**WORK TO BE COMPLETED**: Take the lines from the head of the listing through the one bearing "p.yaxis.visible = False" and copy them exactly, leaving every picture out.

**SUPPLIED MATERIAL**:
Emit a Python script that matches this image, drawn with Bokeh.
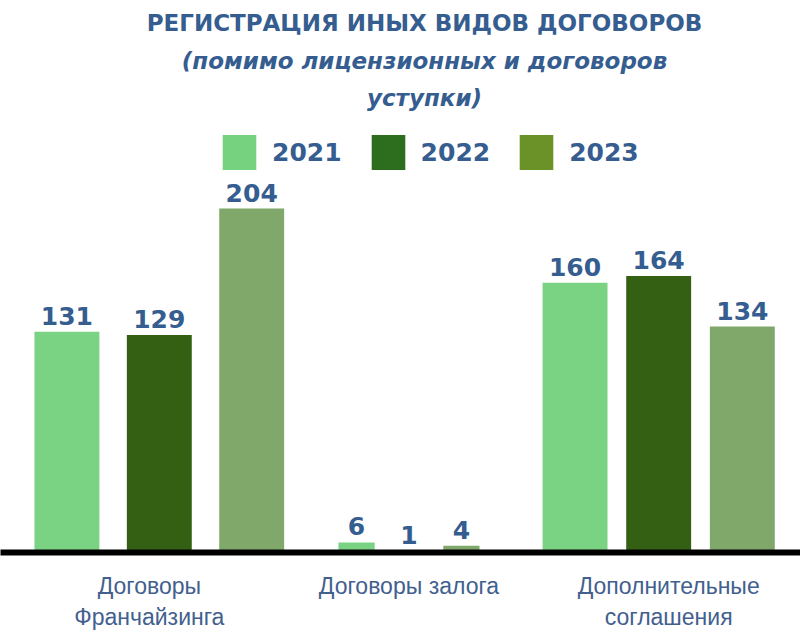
from bokeh.plotting import figure
from bokeh.models import (ColumnDataSource, Range1d, FixedTicker, Label, Legend, LegendItem)
from bokeh.embed import file_html
from bokeh.resources import INLINE

# ---- data ----
categories = ["Договоры\nФранчайзинга", "Договоры залога", "Дополнительные\nсоглашения"]
years = ["2021", "2022", "2023"]
values_2021 = [131, 6, 160]
values_2022 = [129, 1, 164]
values_2023 = [204, 4, 134]
title_line1 = "РЕГИСТРАЦИЯ ИНЫХ ВИДОВ ДОГОВОРОВ"
title_line2 = "(помимо лицензионных и договоров"
title_line3 = "уступки)"

# ---- style ----
bar_colors = ["#79d383", "#336012", "#80a86b"]
legend_colors = ["#77d27f", "#2c6e1e", "#6a9229"]
blue = "#355d8f"
label_blue = "#42608e"
spread = [0.37, 0.21, 0.335]
bar_w = [0.26, 0.145, 0.26]
tick_shift = [-0.04, 0.0, 0.04]
NAN = float("nan")

W, H = 800, 633
p = figure(width=W, height=H, output_backend="svg", toolbar_location=None,
           x_range=Range1d(-0.636, 2.568), y_range=Range1d(0, 327.4),
           min_border_left=0, min_border_right=0, min_border_top=0, min_border_bottom=81)
p.outline_line_color = None
p.grid.visible = False
p.yaxis.visible = False

series = [values_2021, values_2022, values_2023]
for j, vals in enumerate(series):
    xs = [i + (j - 1) * spread[i] for i in range(len(categories))]
    ws = [bar_w[i] for i in range(len(categories))]
    src = ColumnDataSource(dict(x=xs, top=vals, w=ws, lab=[str(v) for v in vals]))
    p.vbar(x="x", top="top", width="w", bottom=0, source=src,
           fill_color=bar_colors[j], line_color=None)
    p.text(x="x", y="top", text="lab", source=src, text_align="center",
           text_baseline="bottom", y_offset=-7, text_font_size="25px",
           text_font_style="bold", text_color=blue, text_font={"value": "DejaVu Sans"})

# legend via placeholder renderers (no visible marks in the plot)
items = []
for j, y in enumerate(years):
    r = p.quad(left=[NAN], right=[NAN], top=[NAN], bottom=[NAN],
               fill_color=legend_colors[j], line_color=None)
    items.append(LegendItem(label=y, renderers=[r]))
leg = Legend(items=items, orientation="horizontal", location=(218, 378),
             glyph_width=42, glyph_height=44, label_standoff=12, spacing=25,
             padding=0, margin=0, border_line_alpha=0, background_fill_alpha=0,
             label_text_font_size="25px", label_text_font_style="bold",
             label_text_color=blue, label_text_font="DejaVu Sans")
p.add_layout(leg, "center")

# axis
ticks = [i + tick_shift[i] for i in range(len(categories))]
p.xaxis.ticker = FixedTicker(ticks=ticks)
p.xaxis.major_label_overrides = {t: c for t, c in zip(ticks, categories)}
p.xaxis.axis_line_color = "black"
p.xaxis.axis_line_width = 6
p.xaxis.major_tick_line_color = None
p.xaxis.minor_tick_line_color = None
p.xaxis.major_label_standoff = 14
p.xaxis.major_label_text_font = "Liberation Sans"
p.xaxis.major_label_text_font_size = "23px"
p.xaxis.major_label_text_color = label_blue

# titles
for txt, yy, style in [(title_line1, 530, "bold"), (title_line2, 492, "bold italic"),
                       (title_line3, 455, "bold italic")]:
    p.add_layout(Label(x=424, y=yy, x_units="screen", y_units="screen", text=txt,
                       text_align="center", text_baseline="middle", text_font="DejaVu Sans",
                       text_font_size="23px", text_font_style=style, text_color=blue))

open("out.html", "w").write(file_html(p, INLINE))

**CORRECT OUTPUT**:
Emit a Python script that matches this image, drawn with Bokeh.
from bokeh.plotting import figure
from bokeh.models import (ColumnDataSource, Range1d, FixedTicker, Label, Legend, LegendItem)
from bokeh.embed import file_html
from bokeh.resources import INLINE

# ---- data ----
categories = ["Договоры\nФранчайзинга", "Договоры залога", "Дополнительные\nсоглашения"]
years = ["2021", "2022", "2023"]
values_2021 = [131, 6, 160]
values_2022 = [129, 1, 164]
values_2023 = [204, 4, 134]
title_line1 = "РЕГИСТРАЦИЯ ИНЫХ ВИДОВ ДОГОВОРОВ"
title_line2 = "(помимо лицензионных и договоров"
title_line3 = "уступки)"

# ---- style ----
bar_colors = ["#79d383", "#336012", "#80a86b"]
legend_colors = ["#77d27f", "#2c6e1e", "#6a9229"]
blue = "#355d8f"
label_blue = "#42608e"
spread = [0.37, 0.21, 0.335]
bar_w = [0.26, 0.145, 0.26]
tick_shift = [-0.04, 0.0, 0.04]
NAN = float("nan")

W, H = 800, 633
p = figure(width=W, height=H, output_backend="svg", toolbar_location=None,
           x_range=Range1d(-0.636, 2.568), y_range=Range1d(0, 327.4),
           min_border_left=0, min_border_right=0, min_border_top=0, min_border_bottom=81)
p.outline_line_color = None
p.grid.visible = False
p.yaxis.visible = False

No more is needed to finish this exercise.